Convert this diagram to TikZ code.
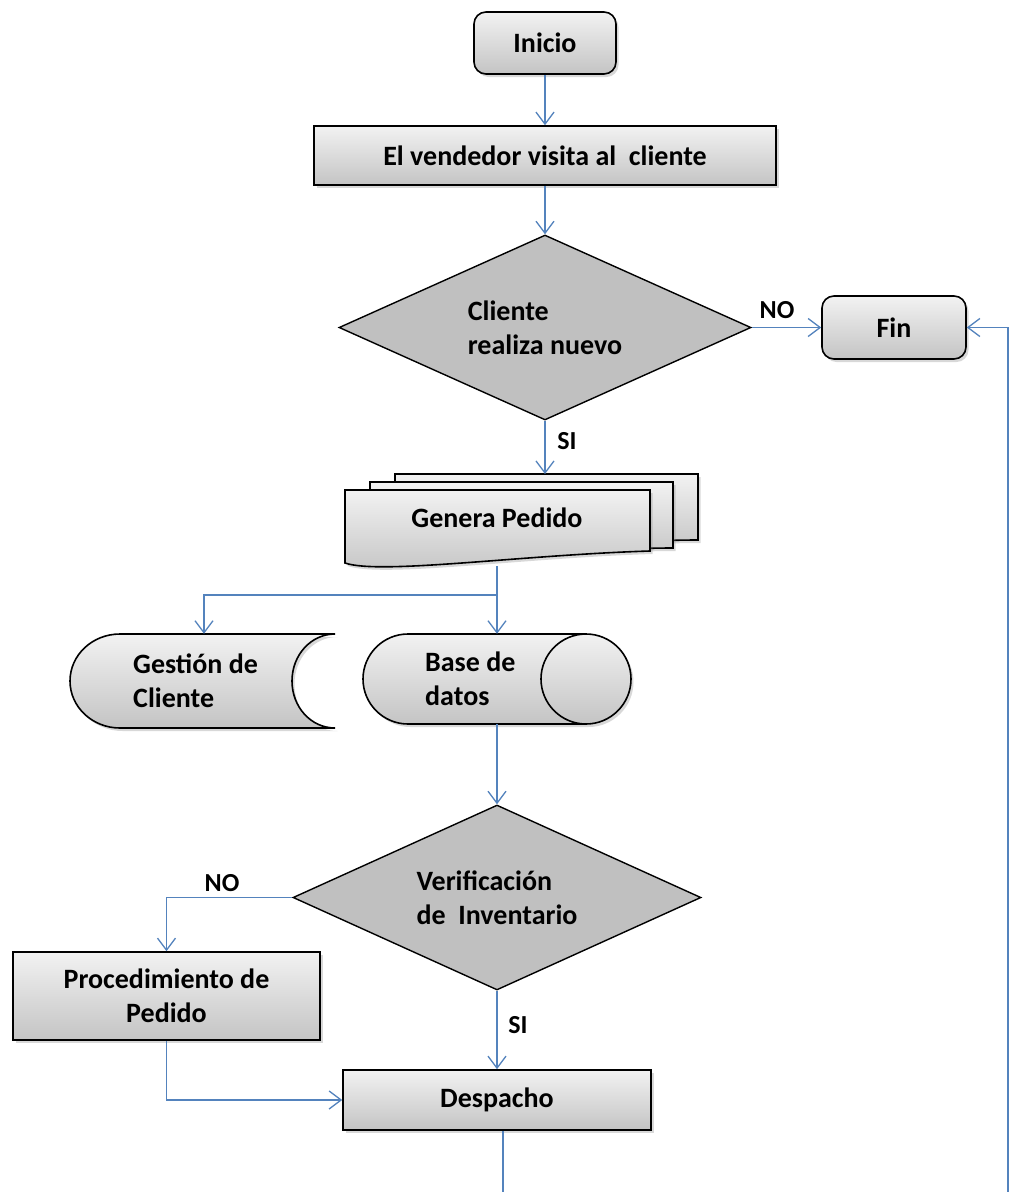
\documentclass[tikz,border=0pt]{standalone}
\usepackage{fontspec}
\setmainfont{Carlito}
\usetikzlibrary{shapes.geometric,arrows.meta,shadows,calc}
\definecolor{linkblue}{RGB}{84,131,189}
\definecolor{boxtop}{RGB}{242,242,242}
\definecolor{boxbot}{RGB}{196,196,196}
\definecolor{diafill}{RGB}{192,192,192}
\tikzset{
  shapefill/.style={draw=black, line width=1.6pt, top color=boxtop, bottom color=boxbot,
    drop shadow={shadow xshift=2.5pt,shadow yshift=-3pt,opacity=.3}},
  procbox/.style={shapefill, rectangle, inner sep=0pt, align=center,
    font=\fontsize{28}{34}\selectfont\bfseries},
  termbox/.style={procbox, rounded corners=12pt},
  decision/.style={draw=black, line width=1.4pt, fill=diafill, diamond, aspect=2.2,
    inner sep=0pt, align=left, font=\fontsize{28}{34}\selectfont\bfseries},
  ghost/.style={rectangle, inner sep=0pt},
  txt/.style={inner sep=0pt, align=left, font=\fontsize{28}{34}\selectfont\bfseries},
  lbl/.style={inner sep=0pt, font=\fontsize{26}{30}\selectfont\bfseries},
  wire/.style={draw=linkblue, line width=1.3pt},
  arr/.style={wire, -{Straight Barb[length=12pt,width=18pt]}}
}
\begin{document}
\begin{tikzpicture}[x=1pt,y=-1pt]
\useasboundingbox (0,0) rectangle (1010,1192);
\fill[white] (0,0) rectangle (1010,1192);

% terminals and processes
\node[termbox, minimum width=142pt, minimum height=62pt] (inicio) at (545,43) {Inicio};
\node[procbox, minimum width=462pt, minimum height=59pt] (visita) at (545,155.5) {El vendedor visita al\ \ cliente};
\node[decision, minimum width=412pt, minimum height=185pt] (d1) at (545,327.5) {Cliente\\realiza nuevo};
\node[termbox, minimum width=144pt, minimum height=63pt] (fin) at (894,327.5) {Fin};

% multi-document "Genera Pedido"
\path[shapefill] (395,474) -- (698,474) -- (698,540)
   .. controls (620,540) and (470,552) .. (395,552) -- cycle;
\path[shapefill] (370,482) -- (673,482) -- (673,548)
   .. controls (595,548) and (445,560) .. (370,560) -- cycle;
\path[shapefill] (345,490) -- (650,490) -- (650,551)
   .. controls (520,555) and (380,575) .. (345,563) -- cycle;
\node[txt] (gp) at (497,518) {Genera Pedido};
\coordinate (gpin) at (545,474);
\coordinate (gpout) at (497,566);
\coordinate (split) at (497,595);

% stored data "Gestion de Cliente"
\path[shapefill] (120,634) -- (335,634)
   .. controls (311,634) and (292,655) .. (292,681)
   .. controls (292,707) and (311,728) .. (335,728)
   -- (120,728)
   .. controls (92.4,728) and (70,707) .. (70,681)
   .. controls (70,655) and (92.4,634) .. (120,634) -- cycle;
\node[ghost, minimum width=265pt, minimum height=94pt] (gc) at (204,681) {};
\node[txt, anchor=west] (gct) at (133,681) {Gestión de\\Cliente};

% direct access storage "Base de datos"
\path[shapefill] (408,634) -- (586,634)
   .. controls (610.8,634) and (631,654.2) .. (631,679)
   .. controls (631,703.8) and (610.8,724) .. (586,724)
   -- (408,724)
   .. controls (383.2,724) and (363,703.8) .. (363,679)
   .. controls (363,654.2) and (383.2,634) .. (408,634) -- cycle;
\draw[black, line width=1.6pt] (586,634)
   .. controls (561.2,634) and (541,654.2) .. (541,679)
   .. controls (541,703.8) and (561.2,724) .. (586,724);
\node[ghost, minimum width=268pt, minimum height=90pt] (bd) at (497,679) {};
\node[txt, anchor=west] (bdt) at (425,679) {Base de\\datos};

% second decision and the rest
\node[decision, minimum width=408pt, minimum height=185pt] (d2) at (497,897.5) {Verificación\\de\ \ Inventario};
\node[procbox, minimum width=307pt, minimum height=88pt] (proc) at (166.5,996) {Procedimiento de\\Pedido};
\node[procbox, minimum width=308pt, minimum height=60pt] (desp) at (497,1100) {Despacho};

% labels
\node[lbl] (no1) at (777,310) {NO};
\node[lbl] (si1) at (567,441) {SI};
\node[lbl] (no2) at (222,883) {NO};
\node[lbl] (si2) at (518,1025) {SI};

% connectors
\draw[arr] (inicio.south) -- (visita.north);
\draw[arr] (visita.south) -- (d1.north);
\draw[arr] (d1.east) -- (fin.west);
\draw[arr] (d1.south) -- (gpin);
\draw[wire] (gpout) -- (split);
\draw[arr] (split) -| (gc.north);
\draw[arr] (split) -- (bd.north);
\draw[arr] (bd.south) -- (d2.north);
\draw[arr] (d2.west) -| (proc.north);
\draw[arr] (d2.south) -- (desp.north);
\draw[arr] (proc.south) |- (desp.west);
\coordinate (bot1) at (503,1192);
\draw[wire] (desp.south -| bot1) -- (bot1);
\coordinate (bot2) at (1008,1192);
\draw[arr] (bot2) |- (fin.east);
\end{tikzpicture}
\end{document}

+++++

TO BE DONE:
Retype the data above exactly; pictures are not part of the copy.

ANSWER TO THIS TASK:
Convert this diagram to TikZ code.
\documentclass[tikz,border=0pt]{standalone}
\usepackage{fontspec}
\setmainfont{Carlito}
\usetikzlibrary{shapes.geometric,arrows.meta,shadows,calc}
\definecolor{linkblue}{RGB}{84,131,189}
\definecolor{boxtop}{RGB}{242,242,242}
\definecolor{boxbot}{RGB}{196,196,196}
\definecolor{diafill}{RGB}{192,192,192}
\tikzset{
  shapefill/.style={draw=black, line width=1.6pt, top color=boxtop, bottom color=boxbot,
    drop shadow={shadow xshift=2.5pt,shadow yshift=-3pt,opacity=.3}},
  procbox/.style={shapefill, rectangle, inner sep=0pt, align=center,
    font=\fontsize{28}{34}\selectfont\bfseries},
  termbox/.style={procbox, rounded corners=12pt},
  decision/.style={draw=black, line width=1.4pt, fill=diafill, diamond, aspect=2.2,
    inner sep=0pt, align=left, font=\fontsize{28}{34}\selectfont\bfseries},
  ghost/.style={rectangle, inner sep=0pt},
  txt/.style={inner sep=0pt, align=left, font=\fontsize{28}{34}\selectfont\bfseries},
  lbl/.style={inner sep=0pt, font=\fontsize{26}{30}\selectfont\bfseries},
  wire/.style={draw=linkblue, line width=1.3pt},
  arr/.style={wire, -{Straight Barb[length=12pt,width=18pt]}}
}
\begin{document}
\begin{tikzpicture}[x=1pt,y=-1pt]
\useasboundingbox (0,0) rectangle (1010,1192);
\fill[white] (0,0) rectangle (1010,1192);

% terminals and processes
\node[termbox, minimum width=142pt, minimum height=62pt] (inicio) at (545,43) {Inicio};
\node[procbox, minimum width=462pt, minimum height=59pt] (visita) at (545,155.5) {El vendedor visita al\ \ cliente};
\node[decision, minimum width=412pt, minimum height=185pt] (d1) at (545,327.5) {Cliente\\realiza nuevo};
\node[termbox, minimum width=144pt, minimum height=63pt] (fin) at (894,327.5) {Fin};

% multi-document "Genera Pedido"
\path[shapefill] (395,474) -- (698,474) -- (698,540)
   .. controls (620,540) and (470,552) .. (395,552) -- cycle;
\path[shapefill] (370,482) -- (673,482) -- (673,548)
   .. controls (595,548) and (445,560) .. (370,560) -- cycle;
\path[shapefill] (345,490) -- (650,490) -- (650,551)
   .. controls (520,555) and (380,575) .. (345,563) -- cycle;
\node[txt] (gp) at (497,518) {Genera Pedido};
\coordinate (gpin) at (545,474);
\coordinate (gpout) at (497,566);
\coordinate (split) at (497,595);

% stored data "Gestion de Cliente"
\path[shapefill] (120,634) -- (335,634)
   .. controls (311,634) and (292,655) .. (292,681)
   .. controls (292,707) and (311,728) .. (335,728)
   -- (120,728)
   .. controls (92.4,728) and (70,707) .. (70,681)
   .. controls (70,655) and (92.4,634) .. (120,634) -- cycle;
\node[ghost, minimum width=265pt, minimum height=94pt] (gc) at (204,681) {};
\node[txt, anchor=west] (gct) at (133,681) {Gestión de\\Cliente};

% direct access storage "Base de datos"
\path[shapefill] (408,634) -- (586,634)
   .. controls (610.8,634) and (631,654.2) .. (631,679)
   .. controls (631,703.8) and (610.8,724) .. (586,724)
   -- (408,724)
   .. controls (383.2,724) and (363,703.8) .. (363,679)
   .. controls (363,654.2) and (383.2,634) .. (408,634) -- cycle;
\draw[black, line width=1.6pt] (586,634)
   .. controls (561.2,634) and (541,654.2) .. (541,679)
   .. controls (541,703.8) and (561.2,724) .. (586,724);
\node[ghost, minimum width=268pt, minimum height=90pt] (bd) at (497,679) {};
\node[txt, anchor=west] (bdt) at (425,679) {Base de\\datos};

% second decision and the rest
\node[decision, minimum width=408pt, minimum height=185pt] (d2) at (497,897.5) {Verificación\\de\ \ Inventario};
\node[procbox, minimum width=307pt, minimum height=88pt] (proc) at (166.5,996) {Procedimiento de\\Pedido};
\node[procbox, minimum width=308pt, minimum height=60pt] (desp) at (497,1100) {Despacho};

% labels
\node[lbl] (no1) at (777,310) {NO};
\node[lbl] (si1) at (567,441) {SI};
\node[lbl] (no2) at (222,883) {NO};
\node[lbl] (si2) at (518,1025) {SI};

% connectors
\draw[arr] (inicio.south) -- (visita.north);
\draw[arr] (visita.south) -- (d1.north);
\draw[arr] (d1.east) -- (fin.west);
\draw[arr] (d1.south) -- (gpin);
\draw[wire] (gpout) -- (split);
\draw[arr] (split) -| (gc.north);
\draw[arr] (split) -- (bd.north);
\draw[arr] (bd.south) -- (d2.north);
\draw[arr] (d2.west) -| (proc.north);
\draw[arr] (d2.south) -- (desp.north);
\draw[arr] (proc.south) |- (desp.west);
\coordinate (bot1) at (503,1192);
\draw[wire] (desp.south -| bot1) -- (bot1);
\coordinate (bot2) at (1008,1192);
\draw[arr] (bot2) |- (fin.east);
\end{tikzpicture}
\end{document}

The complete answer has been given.